Transported back to a time when her body was mine and mine was hers, when there were no lines to define her from me, or me from her, our embrace defined us as one.

Time was timeless.

There was noting to say. Our hearts beat as one;

breath shared.

The embrace exhaled itself, and when our eyes met, I saw my own tears pool in her beautiful, dark eyes.

Then our tears evaporated into the Texas humidity. I turned, pulling my two big suitcases in my wake.

Simultaneously, I stayed with her, and she followed me.



My boy holds my heart, nestled between the belly of his soul and the folds in his brain.

I wanted to see him before leaving for Dubai. He in NYC, me in Indiana, Delaware, then Texas, I kept looking for flights so we could be together. His steady response was to save the money. He will come at Christmas time, he kept reminding me, and explained over and over that it would be better to use the money for that instead.


“Instead” mean only one option, not both. Not all.

I don’t want either/or; I want and/also.

But my boy is practical.

After my baby drove away, I checked my bags and found my boarding gate.

I sat down, looked around, and then I called the man who I still refer to as “my monkey boy” and “my Velcro baby”. He was given those nicknames because he clung to me from infancy until about the fifth grade. But even as he pulled away and forged his own way in the world, he had secured my heart inside of him so that even in his grownup silence, I still know that any separation is insignificant.

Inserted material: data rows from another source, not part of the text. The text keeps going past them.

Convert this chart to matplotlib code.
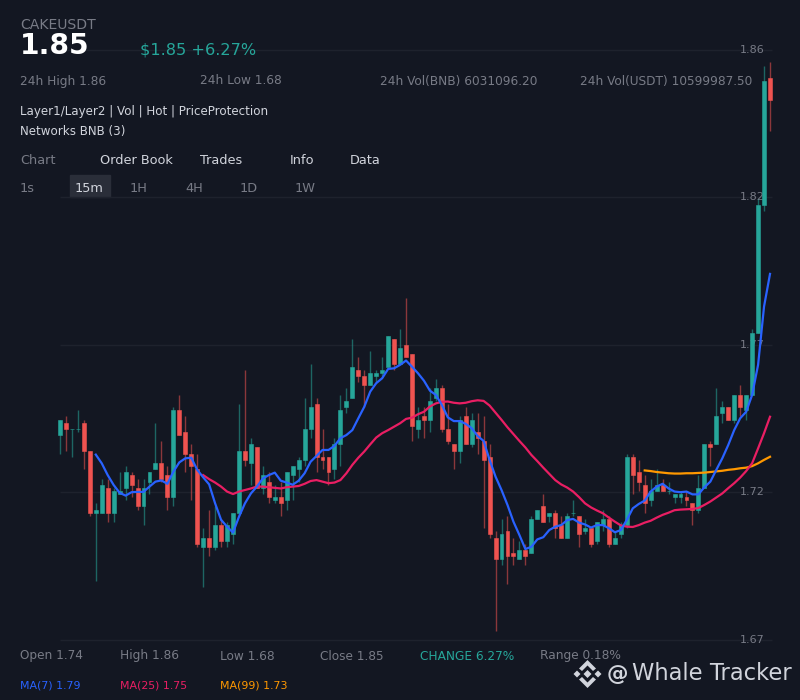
import matplotlib
matplotlib.use('Agg')
import matplotlib.pyplot as plt
from matplotlib.patches import Polygon, Rectangle

# candles (15m, tick 0.001)
opens = [1.736,1.740,1.738,1.738,1.740,1.731,1.711,1.711,1.719,1.711,
         1.717,1.719,1.723,1.719,1.713,1.721,1.725,1.727,1.723,1.716,
         1.744,1.737,1.730,1.725,1.700,1.703,1.700,1.707,1.702,1.704,
         1.711,1.731,1.727,1.732,1.719,1.721,1.715,1.716,1.715,1.723,
         1.725,1.728,1.738,1.746,1.729,1.729,1.725,1.733,1.745,1.748,
         1.757,1.755,1.752,1.755,1.756,1.758,1.767,1.759,1.765,1.762,
         1.738,1.742,1.741,1.748,1.751,1.738,1.733,1.731,1.742,1.733,
         1.737,1.734,1.729,1.703,1.696,1.705,1.698,1.696,1.699,1.698,
         1.709,1.713,1.710,1.711,1.707,1.703,1.711,1.710,1.705,1.706,
         1.702,1.707,1.709,1.701,1.704,1.707,1.729,1.724,1.720,1.715,
         1.718,1.720,1.718,1.716,1.716,1.716,1.714,1.712,1.719,1.733,
         1.733,1.743,1.745,1.741,1.749,1.744,1.749,1.769,1.810,1.851]
highs = [1.741,1.742,1.738,1.744,1.741,1.731,1.714,1.722,1.722,1.719,
         1.724,1.726,1.724,1.722,1.722,1.724,1.740,1.734,1.726,1.745,
         1.749,1.742,1.733,1.730,1.706,1.712,1.713,1.709,1.708,1.711,
         1.746,1.757,1.735,1.732,1.726,1.724,1.720,1.721,1.724,1.726,
         1.729,1.748,1.759,1.748,1.738,1.729,1.735,1.749,1.751,1.767,
         1.761,1.757,1.763,1.757,1.761,1.768,1.767,1.770,1.780,1.762,
         1.745,1.745,1.751,1.754,1.752,1.746,1.733,1.742,1.745,1.743,
         1.743,1.742,1.733,1.705,1.709,1.710,1.703,1.702,1.701,1.710,
         1.712,1.717,1.711,1.712,1.710,1.711,1.715,1.710,1.709,1.706,
         1.708,1.712,1.710,1.705,1.708,1.730,1.730,1.728,1.723,1.722,
         1.725,1.722,1.721,1.717,1.718,1.718,1.714,1.723,1.733,1.734,
         1.751,1.747,1.745,1.749,1.752,1.749,1.770,1.812,1.855,1.856]
lows = [1.730,1.731,1.729,1.737,1.725,1.710,1.689,1.711,1.708,1.708,
        1.717,1.715,1.716,1.712,1.707,1.717,1.725,1.721,1.712,1.713,
        1.736,1.724,1.715,1.700,1.687,1.697,1.699,1.700,1.700,1.701,
        1.710,1.726,1.720,1.719,1.717,1.714,1.714,1.710,1.712,1.715,
        1.721,1.726,1.735,1.724,1.725,1.720,1.722,1.726,1.743,1.748,
        1.753,1.745,1.752,1.753,1.755,1.758,1.757,1.759,1.761,1.734,
        1.735,1.735,1.737,1.747,1.737,1.733,1.725,1.727,1.733,1.732,
        1.730,1.706,1.703,1.673,1.694,1.688,1.694,1.696,1.694,1.698,
        1.709,1.708,1.708,1.703,1.703,1.703,1.710,1.700,1.704,1.700,
        1.701,1.705,1.700,1.701,1.703,1.706,1.717,1.718,1.711,1.713,
        1.718,1.718,1.717,1.714,1.714,1.713,1.707,1.711,1.719,1.726,
        1.733,1.740,1.741,1.740,1.742,1.741,1.749,1.769,1.808,1.834]
closes = [1.741,1.738,1.738,1.738,1.731,1.711,1.712,1.720,1.711,1.718,
          1.718,1.724,1.720,1.713,1.719,1.724,1.727,1.722,1.716,1.744,
          1.736,1.730,1.726,1.701,1.703,1.700,1.707,1.702,1.707,1.711,
          1.731,1.728,1.733,1.719,1.723,1.716,1.716,1.714,1.724,1.726,
          1.728,1.738,1.745,1.729,1.728,1.724,1.733,1.744,1.747,1.758,
          1.755,1.752,1.756,1.756,1.757,1.768,1.759,1.764,1.761,1.739,
          1.741,1.741,1.747,1.751,1.738,1.734,1.731,1.741,1.733,1.741,
          1.735,1.728,1.704,1.696,1.704,1.697,1.697,1.699,1.697,1.709,
          1.712,1.708,1.711,1.706,1.703,1.710,1.711,1.704,1.706,1.701,
          1.708,1.709,1.701,1.703,1.707,1.729,1.723,1.721,1.714,1.718,
          1.720,1.718,1.718,1.717,1.717,1.715,1.712,1.719,1.733,1.732,
          1.742,1.745,1.741,1.749,1.745,1.749,1.769,1.810,1.850,1.844]

# moving averages, first value sits at the given candle index
ma7_start = 6
ma7 = [1.7297,1.7269,1.7231,1.7199,1.7174,1.7165,1.7176,1.7177,1.7177,1.7194,
       1.7210,1.7214,1.7203,1.7242,1.7272,1.7285,1.7287,1.7248,1.7224,1.7201,
       1.7140,1.7087,1.7065,1.7046,1.7097,1.7140,1.7172,1.7194,1.7220,1.7231,
       1.7239,1.7213,1.7207,1.7200,1.7213,1.7237,1.7274,1.7293,1.7312,1.7312,
       1.7325,1.7350,1.7360,1.7376,1.7414,1.7451,1.7500,1.7527,1.7543,1.7573,
       1.7575,1.7586,1.7600,1.7580,1.7559,1.7535,1.7503,1.7489,1.7457,1.7417,
       1.7405,1.7405,1.7396,1.7382,1.7357,1.7341,1.7280,1.7226,1.7183,1.7135,
       1.7081,1.7038,1.6993,1.7000,1.7024,1.7031,1.7054,1.7065,1.7070,1.7086,
       1.7090,1.7078,1.7072,1.7062,1.7070,1.7070,1.7060,1.7047,1.7054,1.7087,
       1.7124,1.7138,1.7149,1.7178,1.7194,1.7203,1.7188,1.7178,1.7176,1.7178,
       1.7169,1.7169,1.7192,1.7210,1.7248,1.7285,1.7328,1.7376,1.7414,1.7435,
       1.7489,1.7586,1.7774,1.7879]
ma25_start = 24
ma25 = [1.7231,1.7218,1.7207,1.7194,1.7178,1.7170,1.7178,1.7183,1.7188,1.7194,
        1.7194,1.7192,1.7190,1.7188,1.7192,1.7194,1.7196,1.7203,1.7212,1.7215,
        1.7210,1.7205,1.7207,1.7215,1.7237,1.7264,1.7287,1.7307,1.7330,1.7352,
        1.7366,1.7376,1.7387,1.7398,1.7412,1.7416,1.7427,1.7435,1.7452,1.7462,
        1.7467,1.7468,1.7464,1.7462,1.7464,1.7469,1.7472,1.7470,1.7455,1.7432,
        1.7409,1.7385,1.7363,1.7341,1.7320,1.7296,1.7276,1.7255,1.7235,1.7215,
        1.7201,1.7191,1.7178,1.7160,1.7140,1.7127,1.7117,1.7108,1.7094,1.7081,
        1.7069,1.7065,1.7064,1.7070,1.7078,1.7084,1.7094,1.7103,1.7110,1.7118,
        1.7120,1.7121,1.7122,1.7125,1.7135,1.7146,1.7159,1.7172,1.7189,1.7205,
        1.7223,1.7244,1.7269,1.7317,1.7366,1.7419]
ma99_start = 98
ma99 = [1.7246,1.7244,1.7241,1.7239,1.7237,1.7236,1.7236,1.7237,1.7237,1.7238,
        1.7239,1.7241,1.7243,1.7245,1.7248,1.7250,1.7253,1.7255,1.7260,1.7269,
        1.7280,1.7290]

price_ticks = [1.67, 1.7175, 1.765, 1.8125, 1.86]
price_labels = ['1.67', '1.72', '1.77', '1.82', '1.86']

stats_top = ['24h High 1.86', '24h Low 1.68', '24h Vol(BNB) 6031096.20', '24h Vol(USDT) 10599987.50']
stats_top_x = [20, 200, 380, 580]
tabs = ['Chart', 'Order Book', 'Trades', 'Info', 'Data']
tabs_x = [20, 100, 200, 290, 350]
intervals = ['1s', '15m', '1H', '4H', '1D', '1W']
intervals_x = [20, 75, 130, 185, 240, 295]
footer = ['Open 1.74', 'High 1.86', 'Low 1.68', 'Close 1.85', 'CHANGE 6.27%', 'Range 0.18%']
footer_x = [20, 120, 220, 320, 420, 540]

BG = '#131722'
GREEN = '#26a69a'
RED = '#ef5350'
GREY = '#787b86'
LIGHT = '#d1d4dc'

W, H = 800, 700
fig = plt.figure(figsize=(8, 7), dpi=100, facecolor=BG)


def label(x, y, s, color=GREY, size=9, **kw):
    # x, y in picture pixels, y going down
    return fig.text(x / W, 1 - y / H, s, color=color, fontsize=size, va='center', **kw)


ax = fig.add_axes([57 / W, 1 - 640 / H, 716 / W, 590 / H])
ax.set_facecolor('none')
ax.set_xlim(-0.5, 119.5)
ax.set_ylim(1.67, 1.86)
ax.axis('off')

ax.hlines(price_ticks, -0.05, 119.3, color='#1e222d', lw=1, zorder=1, clip_on=False)
for t, s in zip(price_ticks, price_labels):
    ax.text(113.95, t, s, color=GREY, fontsize=8, va='center', zorder=2, clip_on=False)

xs = list(range(len(opens)))
colors = [GREEN if c >= o else RED for o, c in zip(opens, closes)]
ax.vlines(xs, lows, highs, colors=colors, lw=1, alpha=0.55, zorder=3, clip_on=False)
ax.bar(xs, [abs(c - o) for o, c in zip(opens, closes)], bottom=[min(o, c) for o, c in zip(opens, closes)],
       width=0.66, color=colors, edgecolor=colors, lw=0.4, zorder=4)

ax.plot(range(ma99_start, ma99_start + len(ma99)), ma99, color='#ff9800', lw=1.6, zorder=5)
ax.plot(range(ma25_start, ma25_start + len(ma25)), ma25, color='#e91e63', lw=1.6, zorder=6)
ax.plot(range(ma7_start, ma7_start + len(ma7)), ma7, color='#2962ff', lw=1.6, zorder=7)

# header
label(20, 25, 'CAKEUSDT', size=10.1)
label(20, 46, '1.85', color='white', size=20.3, fontweight='bold')
label(140, 50, '$1.85 +6.27%', color=GREEN, size=11.6)
for x, s in zip(stats_top_x, stats_top):
    label(x, 81, s, size=8.7)
label(20, 111, 'Layer1/Layer2 | Vol | Hot | PriceProtection', color=LIGHT, size=8.6)
label(20, 131, 'Networks BNB (3)', color=LIGHT, size=8.6)
for i, (x, s) in enumerate(zip(tabs_x, tabs)):
    label(x, 161, s, color=GREY if i == 0 else LIGHT, size=9.3)

fig.add_artist(Rectangle((70 / W, 1 - 197 / H), 40 / W, 22 / H, color='#2a2e39', transform=fig.transFigure, zorder=0))
for x, s in zip(intervals_x, intervals):
    label(x, 189, s, color=LIGHT if s == '15m' else GREY, size=9.3)

# footer
for x, s in zip(footer_x, footer):
    label(x, 656, s, color=GREEN if s.startswith('CHANGE') else GREY, size=8.7)
label(20, 686, 'MA(7) 1.79', color='#2962ff', size=7.9)
label(120, 686, 'MA(25) 1.75', color='#e91e63', size=7.9)
label(220, 686, 'MA(99) 1.73', color='#ff9800', size=7.9)

# watermark logo
cx, cy = 587.5, 674
shapes = [
    [(0, -4), (4, 0), (0, 4), (-4, 0)],
    [(-10.5, -3.5), (-7, 0), (-10.5, 3.5), (-14, 0)],
    [(10.5, -3.5), (14, 0), (10.5, 3.5), (7, 0)],
    [(0, -14), (8.5, -5.5), (5.5, -3), (0, -8.5), (-5.5, -3), (-8.5, -5.5)],
    [(0, 14), (8.5, 5.5), (5.5, 3), (0, 8.5), (-5.5, 3), (-8.5, 5.5)],
]
for pts in shapes:
    fig.add_artist(Polygon([((cx + a) / W, 1 - (cy + b) / H) for a, b in pts], closed=True,
                           color=LIGHT, lw=0, transform=fig.transFigure))
label(607, 674, '@', color=LIGHT, size=15.5, fontweight='bold')
label(632, 674, 'Whale Tracker', color=LIGHT, size=16.3)

fig.savefig('out.png', dpi=100, facecolor=BG)
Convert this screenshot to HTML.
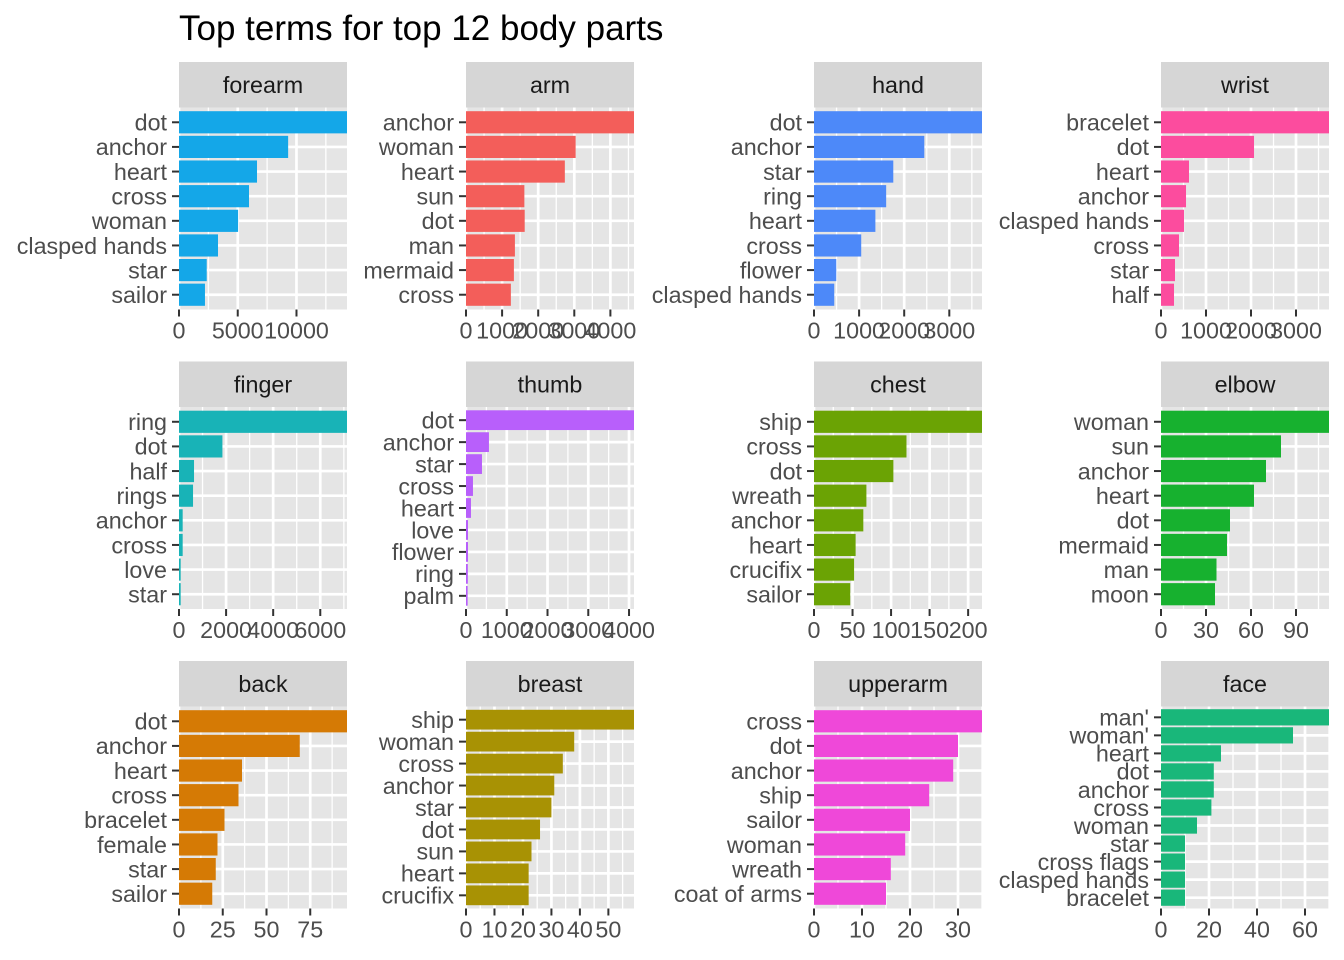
<!DOCTYPE html>
<html><head><meta charset="utf-8">
<style>
html,body{margin:0;padding:0;background:#fff;}
svg{display:block;font-family:"Liberation Sans",Arial,sans-serif;}
</style></head>
<body>
<svg id="chart" width="1344" height="960" viewBox="0 0 1344 960" xmlns="http://www.w3.org/2000/svg">
<text x="179" y="40" font-size="35" fill="#000">Top terms for top 12 body parts</text>
</svg>
<script>
// ---- data ----
const panelNames = ["forearm","arm","hand","wrist","finger","thumb","chest","elbow","back","breast","upperarm","face"];
const forearmTerms = ["dot","anchor","heart","cross","woman","clasped hands","star","sailor"];
const forearmCounts = [14300,9290,6640,5960,5030,3320,2360,2210];
const armTerms = ["anchor","woman","heart","sun","dot","man","mermaid","cross"];
const armCounts = [4654,3037,2738,1617,1626,1355,1327,1243];
const handTerms = ["dot","anchor","star","ring","heart","cross","flower","clasped hands"];
const handCounts = [3725,2446,1758,1600,1361,1047,494,449];
const wristTerms = ["bracelet","dot","heart","anchor","clasped hands","cross","star","half"];
const wristCounts = [3733,2067,622,556,511,400,311,289];
const fingerTerms = ["ring","dot","half","rings","anchor","cross","love","star"];
const fingerCounts = [7135,1844,638,596,156,156,71,71];
const thumbTerms = ["dot","anchor","star","cross","heart","love","flower","ring","palm"];
const thumbCounts = [4122,563,392,171,122,49,49,45,40];
const chestTerms = ["ship","cross","dot","wreath","anchor","heart","crucifix","sailor"];
const chestCounts = [218,120,103,68,64,54,52,47];
const elbowTerms = ["woman","sun","anchor","heart","dot","mermaid","man","moon"];
const elbowCounts = [112,80,70,62,46,44,37,36];
const backTerms = ["dot","anchor","heart","cross","bracelet","female","star","sailor"];
const backCounts = [96,69,36,34,26,22,21,19];
const breastTerms = ["ship","woman","cross","anchor","star","dot","sun","heart","crucifix"];
const breastCounts = [59,38,34,31,30,26,23,22,22];
const upperarmTerms = ["cross","dot","anchor","ship","sailor","woman","wreath","coat of arms"];
const upperarmCounts = [35,30,29,24,20,19,16,15];
const faceTerms = ["man'","woman'","heart","dot","anchor","cross","woman","star","cross flags","clasped hands","bracelet"];
const faceCounts = [70,55,25,22,22,21,15,10,10,10,10];
const forearmTicks = [0,5000,10000];
const armTicks = [0,1000,2000,3000,4000];
const handTicks = [0,1000,2000,3000];
const wristTicks = [0,1000,2000,3000];
const fingerTicks = [0,2000,4000,6000];
const thumbTicks = [0,1000,2000,3000,4000];
const chestTicks = [0,50,100,150,200];
const elbowTicks = [0,30,60,90];
const backTicks = [0,25,50,75];
const breastTicks = [0,10,20,30,40,50];
const upperarmTicks = [0,10,20,30];
const faceTicks = [0,20,40,60];

// ---- styling / layout (not data) ----
const colors = ["#14A7E8","#F35E5A","#4D89F9","#FC4C9E","#18B3B7","#B85FFB","#6BA304","#17B12F","#D57A05","#A89204","#EF48D9","#19B77A"];
const colX = [179,466,814,1161];
const rowY = [62,361.5,661];
const PW = 168, SH = 44, PH = 202;
const FS = 23.3;
const panels = [
 [forearmTerms,forearmCounts,forearmTicks],[armTerms,armCounts,armTicks],[handTerms,handCounts,handTicks],[wristTerms,wristCounts,wristTicks],
 [fingerTerms,fingerCounts,fingerTicks],[thumbTerms,thumbCounts,thumbTicks],[chestTerms,chestCounts,chestTicks],[elbowTerms,elbowCounts,elbowTicks],
 [backTerms,backCounts,backTicks],[breastTerms,breastCounts,breastTicks],[upperarmTerms,upperarmCounts,upperarmTicks],[faceTerms,faceCounts,faceTicks]
];
const NS = "http://www.w3.org/2000/svg";
const svg = document.getElementById("chart");
function mk(tag, attrs, parent){
  const e = document.createElementNS(NS, tag);
  for (const k in attrs) e.setAttribute(k, attrs[k]);
  (parent||svg).appendChild(e);
  return e;
}
panels.forEach((p, i) => {
  const [terms, counts, ticks] = p;
  const name = panelNames[i];
  const x0 = colX[i % 4], sy = rowY[Math.floor(i / 4)], y0 = sy + SH + 1.5;
  const g = mk("g", {});
  
  
  const maxV = Math.max(...counts);
  const xs = v => x0 + v / maxV * PW;
  const n = terms.length;
  const band = PH / (n - 1 + 1.2);
  const ys = k => y0 + (0.6 + k) * band;
  const strip = mk("rect", {x:x0, y:sy, width:PW, height:SH+1.5, fill:"#D6D6D6"}, g);
  
  
  const st = mk("text", {x:x0 + PW/2, y:sy + SH/2 + 9, "font-size":FS, "text-anchor":"middle", fill:"#1A1A1A"}, g);
  st.textContent = name;
  
  
  const bg = mk("rect", {x:x0, y:y0, width:PW, height:PH, fill:"#E5E5E5"}, g);
  
  
  const step = ticks[1] - ticks[0];
  for (let t = step/2; t <= maxV; t += step) {
    const gl = mk("line", {x1:xs(t), x2:xs(t), y1:y0, y2:y0+PH, stroke:"#fff", "stroke-width":1.3}, g);
    
    
  }
  ticks.forEach(t => {
    if (t > maxV) return;
    const gl = mk("line", {x1:xs(t), x2:xs(t), y1:y0, y2:y0+PH, stroke:"#fff", "stroke-width":2.7}, g);
    
    
  });
  terms.forEach((t, k) => {
    const gl = mk("line", {x1:x0, x2:x0+PW, y1:ys(k), y2:ys(k), stroke:"#fff", "stroke-width":2.7}, g);
    
    
  });
  terms.forEach((t, k) => {
    const b = mk("rect", {x:x0, y:ys(k) - band*0.45, width:xs(counts[k]) - x0, height:band*0.9, fill:colors[i]}, g);
    
    
    const tk = mk("line", {x1:x0-7, x2:x0, y1:ys(k), y2:ys(k), stroke:"#333", "stroke-width":2}, g);
    
    
    const lb = mk("text", {x:x0-12, y:ys(k) + 8.3, "font-size":FS, "text-anchor":"end", fill:"#4D4D4D"}, g);
    lb.textContent = t;
    
    
  });
  ticks.forEach(t => {
    if (t > maxV) return;
    const tk = mk("line", {x1:xs(t), x2:xs(t), y1:y0+PH, y2:y0+PH+7, stroke:"#333", "stroke-width":2}, g);
    
    
    const lb = mk("text", {x:xs(t), y:y0+PH+29, "font-size":FS, "text-anchor":"middle", fill:"#4D4D4D"}, g);
    lb.textContent = String(t);
    
    
  });
});
</script>
</body></html>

I called him from the boarding gate and pushed my voice through the pool of honey-thick tears at the back of my throat. He heard the stifled sobs in my meaningless words, held them tenderly, like broken wings, in the steady lullaby of his voice. He cradled my soul.




Momma is 96 years old.

She doesn’t know that she has Alzheimer’s.

She lives in a care facility.

She knows herself, and she knows her family.

Momma no longer has the ability to filter herself.

She feels what she feels and she voices all feelings without reserve.

Momma’s truth is raw and immediate.

“Momma, I’m going to Dubai,” I told her.

“Dubai. Goodbye! Dubai. Goodbye.” She giggled. Then stopped. “Why are you going to Dubai?” she asked.

“I got a job there. I’m going to teach.”

“Well, you sure do have some original ideas,” she said, smiling into my eyes.

“You do too, Momma.”

“Yes, I suppose I do. That makes us a great team!” We put our foreheads together and scrunched up our noses at one another. Her skin felt like silk.

“I’ll miss you,” she said to me, pulling away.

“I’ll miss you too, Momma.”

In the pause that followed, we were mother and child in a soul embrace, like lazy lovers entwined in a hammock. Cloud images that morph seamlessly, shapes that can’t be captured, the pause appeared and vanished.

I was thankful for the awareness of love.

“But it’s a wonderful opportunity for you,” she said, as her eyes turned, peering deep into a distant horizon that is her own private mystery.